Where a line contains the word "this", copy that line.

== Provided records ==

──────────────────────────────

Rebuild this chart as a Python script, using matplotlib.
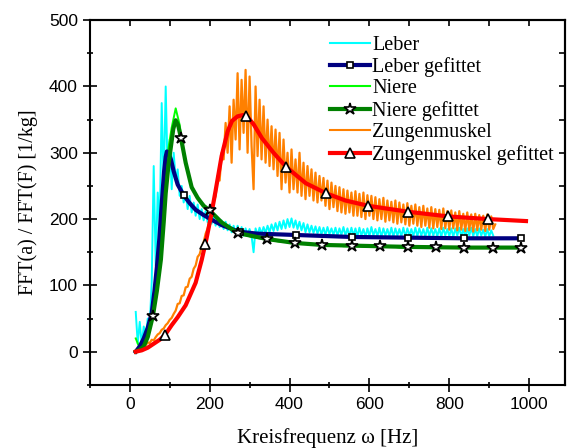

──────────────────────────────

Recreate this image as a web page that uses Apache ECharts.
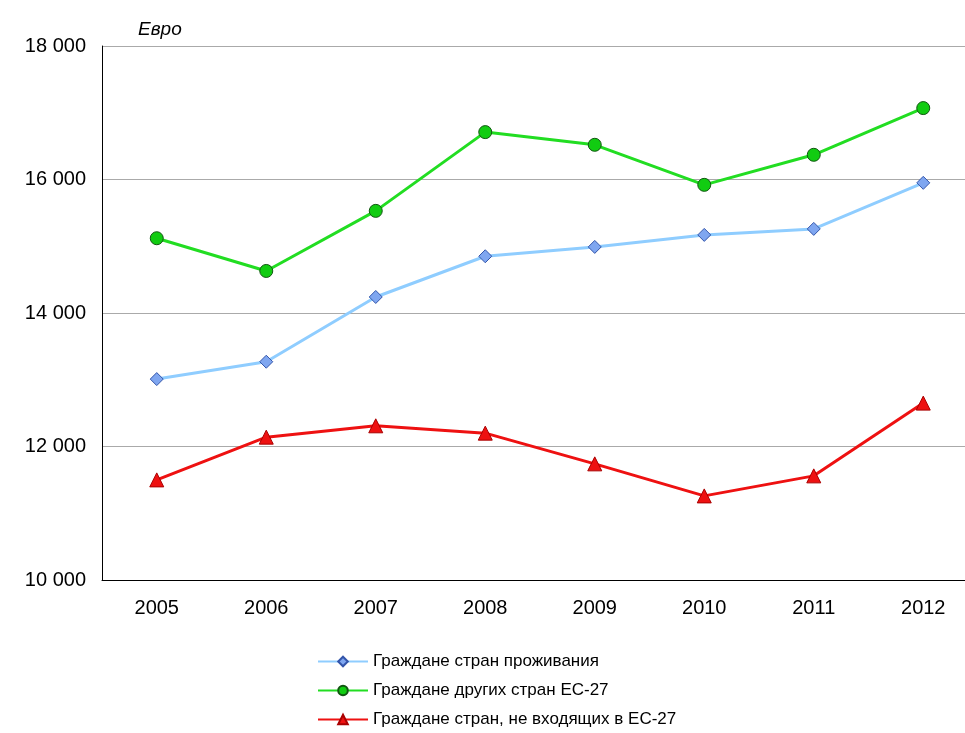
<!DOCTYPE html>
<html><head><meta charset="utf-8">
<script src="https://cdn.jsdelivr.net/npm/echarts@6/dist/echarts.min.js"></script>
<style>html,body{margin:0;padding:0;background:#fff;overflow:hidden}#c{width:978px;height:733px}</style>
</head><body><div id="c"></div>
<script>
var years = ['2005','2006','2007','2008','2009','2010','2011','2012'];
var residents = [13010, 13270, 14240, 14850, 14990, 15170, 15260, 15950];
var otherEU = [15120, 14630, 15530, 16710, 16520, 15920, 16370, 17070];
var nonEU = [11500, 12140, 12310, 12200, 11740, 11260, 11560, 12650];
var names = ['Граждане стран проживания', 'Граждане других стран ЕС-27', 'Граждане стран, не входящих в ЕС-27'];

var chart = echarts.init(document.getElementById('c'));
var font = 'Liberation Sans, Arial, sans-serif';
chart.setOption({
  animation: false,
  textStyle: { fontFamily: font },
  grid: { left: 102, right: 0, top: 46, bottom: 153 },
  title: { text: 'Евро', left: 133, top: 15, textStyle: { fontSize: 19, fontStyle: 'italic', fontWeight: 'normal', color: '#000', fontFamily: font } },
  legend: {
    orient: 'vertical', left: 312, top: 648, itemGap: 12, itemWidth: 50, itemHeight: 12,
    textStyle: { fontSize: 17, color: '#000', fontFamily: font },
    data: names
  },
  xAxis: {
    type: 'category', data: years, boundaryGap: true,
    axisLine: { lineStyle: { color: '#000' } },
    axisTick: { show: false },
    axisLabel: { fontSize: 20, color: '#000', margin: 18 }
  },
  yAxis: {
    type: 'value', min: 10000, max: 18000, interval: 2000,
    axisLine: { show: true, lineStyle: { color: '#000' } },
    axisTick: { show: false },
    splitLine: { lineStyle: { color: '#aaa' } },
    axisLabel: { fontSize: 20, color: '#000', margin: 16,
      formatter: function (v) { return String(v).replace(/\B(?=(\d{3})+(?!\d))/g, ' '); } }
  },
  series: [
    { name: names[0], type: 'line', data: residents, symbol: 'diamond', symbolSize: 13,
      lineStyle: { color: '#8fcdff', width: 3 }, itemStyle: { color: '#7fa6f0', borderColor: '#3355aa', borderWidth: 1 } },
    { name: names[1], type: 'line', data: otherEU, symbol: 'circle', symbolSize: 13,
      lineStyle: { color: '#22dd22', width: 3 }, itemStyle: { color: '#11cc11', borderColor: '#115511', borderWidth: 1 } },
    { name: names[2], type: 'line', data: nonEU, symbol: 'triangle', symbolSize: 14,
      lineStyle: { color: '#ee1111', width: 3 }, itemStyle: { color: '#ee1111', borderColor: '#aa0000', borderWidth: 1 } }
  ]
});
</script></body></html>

──────────────────────────────

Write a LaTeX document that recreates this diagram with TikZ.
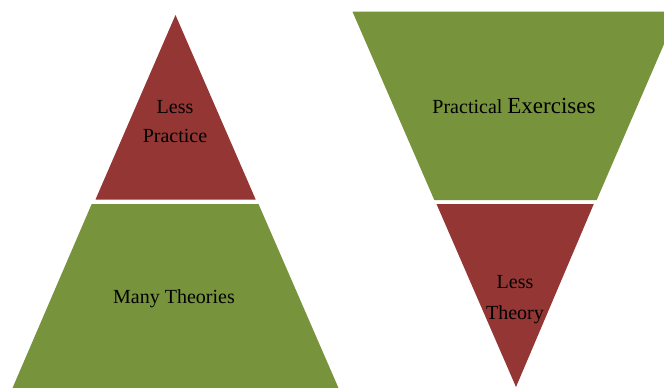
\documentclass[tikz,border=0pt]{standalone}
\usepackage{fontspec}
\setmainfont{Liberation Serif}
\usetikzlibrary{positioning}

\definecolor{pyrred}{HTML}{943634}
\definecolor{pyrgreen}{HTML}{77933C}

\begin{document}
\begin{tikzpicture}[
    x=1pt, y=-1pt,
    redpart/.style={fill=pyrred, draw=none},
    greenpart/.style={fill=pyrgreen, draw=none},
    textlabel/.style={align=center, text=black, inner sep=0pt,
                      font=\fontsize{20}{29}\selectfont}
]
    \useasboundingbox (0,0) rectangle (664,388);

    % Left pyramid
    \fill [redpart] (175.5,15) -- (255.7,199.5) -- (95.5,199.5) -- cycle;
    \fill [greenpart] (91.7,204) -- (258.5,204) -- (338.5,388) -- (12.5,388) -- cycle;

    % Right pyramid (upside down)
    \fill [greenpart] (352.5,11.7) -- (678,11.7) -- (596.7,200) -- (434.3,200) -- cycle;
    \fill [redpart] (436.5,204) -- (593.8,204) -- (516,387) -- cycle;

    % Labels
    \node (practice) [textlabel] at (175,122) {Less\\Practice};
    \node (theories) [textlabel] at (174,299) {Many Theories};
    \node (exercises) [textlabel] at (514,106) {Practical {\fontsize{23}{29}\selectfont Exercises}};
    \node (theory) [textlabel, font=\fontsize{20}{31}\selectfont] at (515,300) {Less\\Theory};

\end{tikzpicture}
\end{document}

──────────────────────────────

== Exercise result ==
Rebuild this chart as a Python script, using matplotlib.
Recreate this image as a web page that uses Apache ECharts.
Write a LaTeX document that recreates this diagram with TikZ.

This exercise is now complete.